Exploring tidal effects of coalescing binary neutron stars in numerical relativity II: Longterm simulations
Kenta Hotokezaka, Koutarou Kyutoku, Hirotada Okawa, and Masaru Shibata

TL;DR
This paper presents long-term numerical relativity simulations of binary neutron star mergers, compares the results with effective-one-body waveforms, and assesses the accuracy of current models for different neutron star radii.
Contribution
It introduces improved long-term simulation techniques and provides a detailed comparison with EOB waveforms, highlighting their agreement and discrepancies based on neutron star compactness.
Findings
Waveforms for compact neutron stars agree within 1 radian phase error.
Less compact stars show significant phase disagreement (~3 radians).

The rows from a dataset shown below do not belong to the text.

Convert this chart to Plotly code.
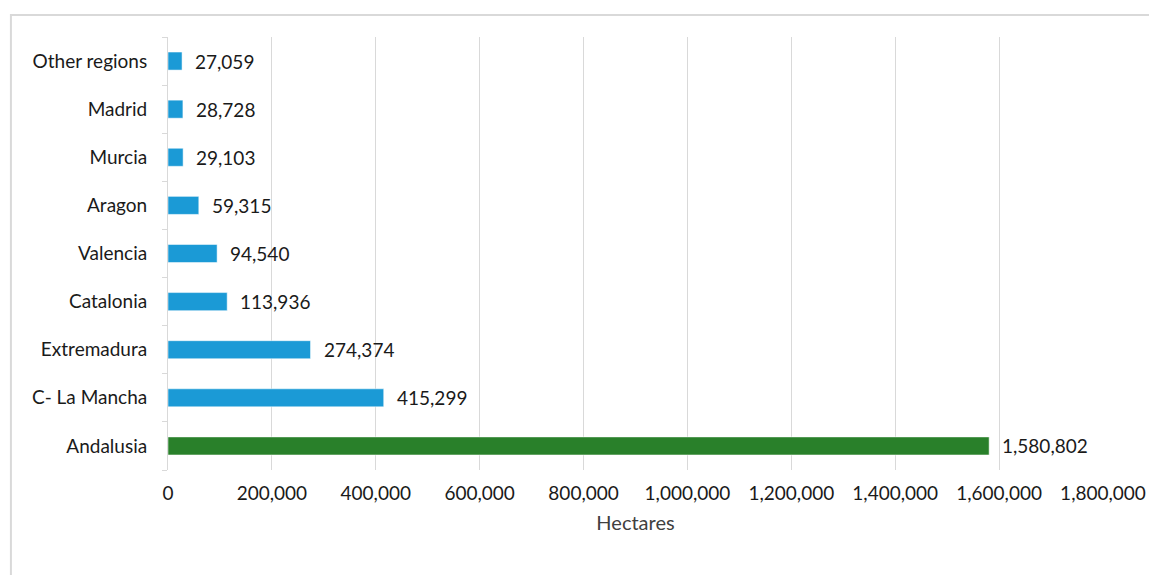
import plotly.graph_objects as go

regions = ["Andalusia", "C- La Mancha", "Extremadura", "Catalonia", "Valencia",
           "Aragon", "Murcia", "Madrid", "Other regions"]
hectares = [1580802, 415299, 274374, 113936, 94540, 59315, 29103, 28728, 27059]
colors = ["#29802A"] + ["#1B9AD6"] * 8
tick_vals = [0, 200000, 400000, 600000, 800000, 1000000, 1200000, 1400000, 1600000, 1800000]

FONT = "Lato"
TXT = "#1a1a1a"
FS = 19

fig = go.Figure()
fig.add_trace(go.Bar(
    x=hectares, y=regions, orientation="h",
    marker=dict(color=colors, line=dict(color="rgba(255,255,255,0.5)", width=1)),
    width=0.375,
    hoverinfo="x+y",
))

for r, v in zip(regions, hectares):
    fig.add_annotation(x=v, y=r, xref="x", yref="y", text=f"{v:,}", showarrow=False,
                       xanchor="left", xshift=11,
                       font=dict(family=FONT, size=FS, color=TXT))

fig.update_layout(
    width=1157, height=575,
    margin=dict(l=160, r=62, t=29, b=113),
    paper_bgcolor="white", plot_bgcolor="white",
    showlegend=False,
    font=dict(family=FONT, size=FS, color=TXT),
    xaxis=dict(
        range=[0, 1800000], tickvals=tick_vals,
        ticktext=[f"{t:,}" for t in tick_vals],
        showgrid=True, gridcolor="#d9d9d9", gridwidth=1,
        zeroline=False, showline=False, ticks="",
        tickfont=dict(family=FONT, size=FS, color=TXT),
        ticklabelstandoff=10,
        title=dict(text="Hectares", font=dict(family=FONT, size=20, color="#404040"), standoff=12),
    ),
    yaxis=dict(
        type="category", categoryorder="array", categoryarray=regions,
        showline=True, linecolor="#d9d9d9", linewidth=1,
        ticks="outside", tickson="boundaries", ticklen=5, tickcolor="#d9d9d9",
        showgrid=False,
        tickfont=dict(family=FONT, size=FS, color=TXT),
        ticklabelstandoff=16,
    ),
    shapes=[dict(type="rect", xref="paper", yref="paper",
                 x0=-0.168, x1=1.2, y0=-0.4, y1=1.051,
                 line=dict(color="#d9d9d9", width=2), fillcolor="rgba(0,0,0,0)", layer="below")],
)

fig.write_html("out.html")
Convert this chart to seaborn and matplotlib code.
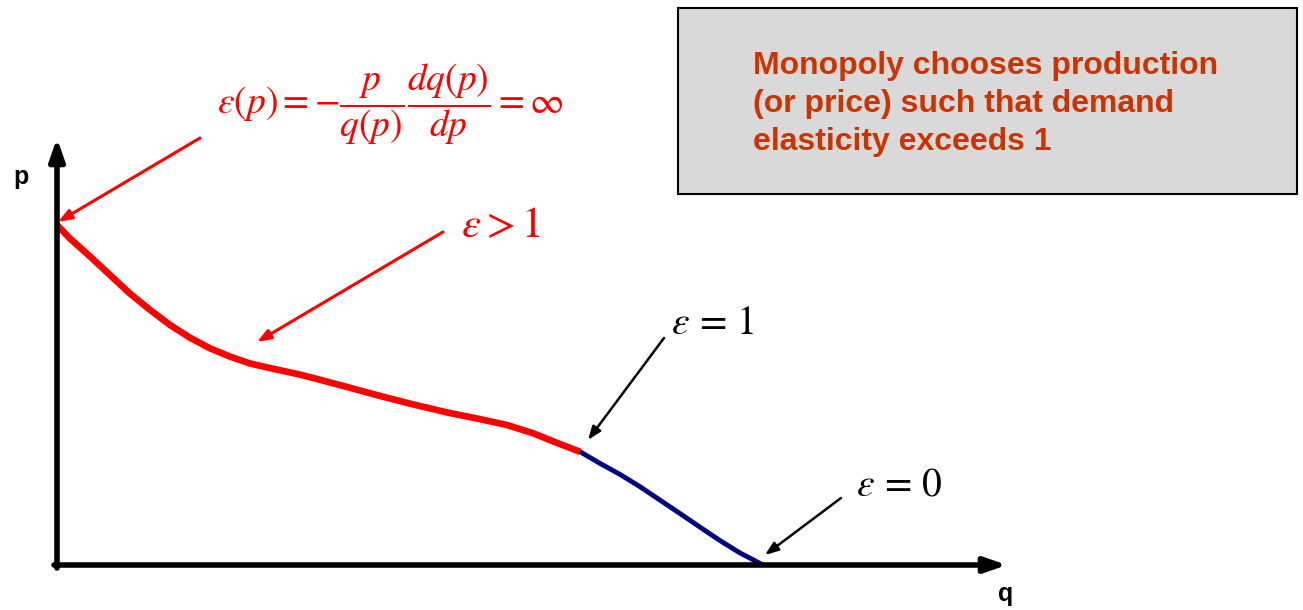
import numpy as np
import pandas as pd
import matplotlib
matplotlib.use('Agg')
import matplotlib.pyplot as plt
import seaborn as sns
from matplotlib.patches import Rectangle

# Demand curve (q on x, p on y)
q_vals = [0.0, 0.18, 0.47, 0.75, 1.03, 1.32, 1.60, 1.88, 2.17, 2.45, 2.73,
          3.02, 3.40, 3.63, 4.10, 4.58, 5.05, 5.52, 5.99, 6.37, 6.75, 7.12,
          7.41, 7.69, 7.97, 8.26, 8.54, 8.82, 9.11, 9.39, 9.67, 10.0]
p_vals = [10.0, 9.61, 9.07, 8.53, 7.99, 7.50, 7.06, 6.69, 6.37, 6.13, 5.93,
          5.79, 5.62, 5.50, 5.24, 4.97, 4.72, 4.49, 4.29, 4.12, 3.87, 3.56,
          3.33, 2.99, 2.67, 2.30, 1.91, 1.52, 1.11, 0.72, 0.36, 0.0]
n_elastic = 23  # points of the elastic (red) part, up to eps = 1

box_lines = ['Monopoly chooses production',
             '(or price) such that demand',
             'elasticity exceeds 1']
eq_label = r'$\varepsilon(p)=-\dfrac{p}{q(p)}\dfrac{dq(p)}{dp}=\infty$'

demand = pd.DataFrame({'q': q_vals, 'p': p_vals})
elastic = demand.iloc[:n_elastic]

sns.set_style('white')
plt.rcParams['mathtext.fontset'] = 'stix'
plt.rcParams['font.family'] = ['Liberation Sans', 'DejaVu Sans']

W, H = 1303, 610
fig = plt.figure(figsize=(W / 100, H / 100), dpi=100)
ax = fig.add_axes([0, 0, 1, 1])

# pixel scale: origin at (57, 565), q=10 at x=763, p=10 at y=225
sx, sy = 70.6, 34.0
ax.set_xlim(-57 / sx, (W - 57) / sx)
ax.set_ylim(-(H - 565) / sy, 565 / sy)
ax.axis('off')

def d(x, y):
    return ((x - 57) / sx, (565 - y) / sy)

# axes with arrow heads
ax.annotate('', xy=d(57, 138), xytext=d(57, 568),
            arrowprops=dict(arrowstyle='-|>,head_length=1.3,head_width=0.45',
                            color='black', lw=4, shrinkA=0, shrinkB=0))
ax.annotate('', xy=d(1007, 565), xytext=d(54, 565),
            arrowprops=dict(arrowstyle='-|>,head_length=1.3,head_width=0.45',
                            color='black', lw=4, shrinkA=0, shrinkB=0))

sns.lineplot(data=demand, x='q', y='p', ax=ax, color='#000080', lw=3.5,
             sort=False, solid_capstyle='butt', solid_joinstyle='round')
sns.lineplot(data=elastic, x='q', y='p', ax=ax, color='#ff0000', lw=4.8,
             sort=False, solid_capstyle='butt', solid_joinstyle='round')

fig.text(21 / W, 1 - 177 / H, 'p', fontsize=18, fontweight='bold', color='black',
         ha='center', va='center')
fig.text(1006 / W, 1 - 594 / H, 'q', fontsize=18, fontweight='bold', color='black',
         ha='center', va='center')

# annotations
red_arrow = dict(arrowstyle='-|>,head_length=0.8,head_width=0.3', color='#ff0000',
                 lw=2.2, shrinkA=0, shrinkB=0)
black_arrow = dict(arrowstyle='-|>,head_length=0.8,head_width=0.3', color='black',
                   lw=1.8, shrinkA=0, shrinkB=0)

ax.text(*d(390, 104), eq_label, color='#ff0000', fontsize=27, ha='center', va='center')
ax.annotate('', xy=d(58, 222), xytext=d(200, 138), arrowprops=red_arrow)

ax.text(*d(461, 226), r'$\varepsilon >1$', color='#ff0000', fontsize=31, ha='left', va='center')
ax.annotate('', xy=d(257, 342), xytext=d(443, 232), arrowprops=red_arrow)

ax.text(*d(671, 323), r'$\varepsilon\,=\,1$', color='black', fontsize=28.5, ha='left', va='center')
ax.annotate('', xy=d(588, 440), xytext=d(664, 338), arrowprops=black_arrow)

ax.text(*d(856, 485), r'$\varepsilon\,=\,0$', color='black', fontsize=28.5, ha='left', va='center')
ax.annotate('', xy=d(765, 555), xytext=d(841, 498), arrowprops=black_arrow)

# text box
fig.patches.append(Rectangle((678 / W, 1 - 194 / H), 619 / W, 186 / H,
                             transform=fig.transFigure, facecolor='#d9d9d9',
                             edgecolor='black', lw=1.5))
fig.text(753 / W, 1 - 104 / H, '\n'.join(box_lines), color='#cc3300', fontsize=23,
         fontweight='bold', ha='left', va='center', linespacing=1.34)

fig.savefig('out.png', dpi=100)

New simulations converge faster than third order, enabling more accurate waveform extrapolation.
Abstract
We perform new longterm (15-16 orbits) simulations of coalescing binary neutron stars in numerical relativity using an updated Einstein's equation solver, employing low-eccentricity initial data, and modeling the neutron stars by a piecewise polytropic equation of state. A convergence study shows that our new results converge more rapidly than the third order and using the determined convergence order, we construct an extrapolated waveform for which the estimated total phase error should be less than 1 radian. We then compare the extrapolated waveforms with those calculated by the latest effective-one-body (EOB) formalism in which the so-called tidal deformability, higher post-Newtonian corrections, and gravitational self-force effects are taken into account. We show that for a binary of compact neutron stars with their radius 11.1 km, the waveform by the EOB formalism agrees quite well…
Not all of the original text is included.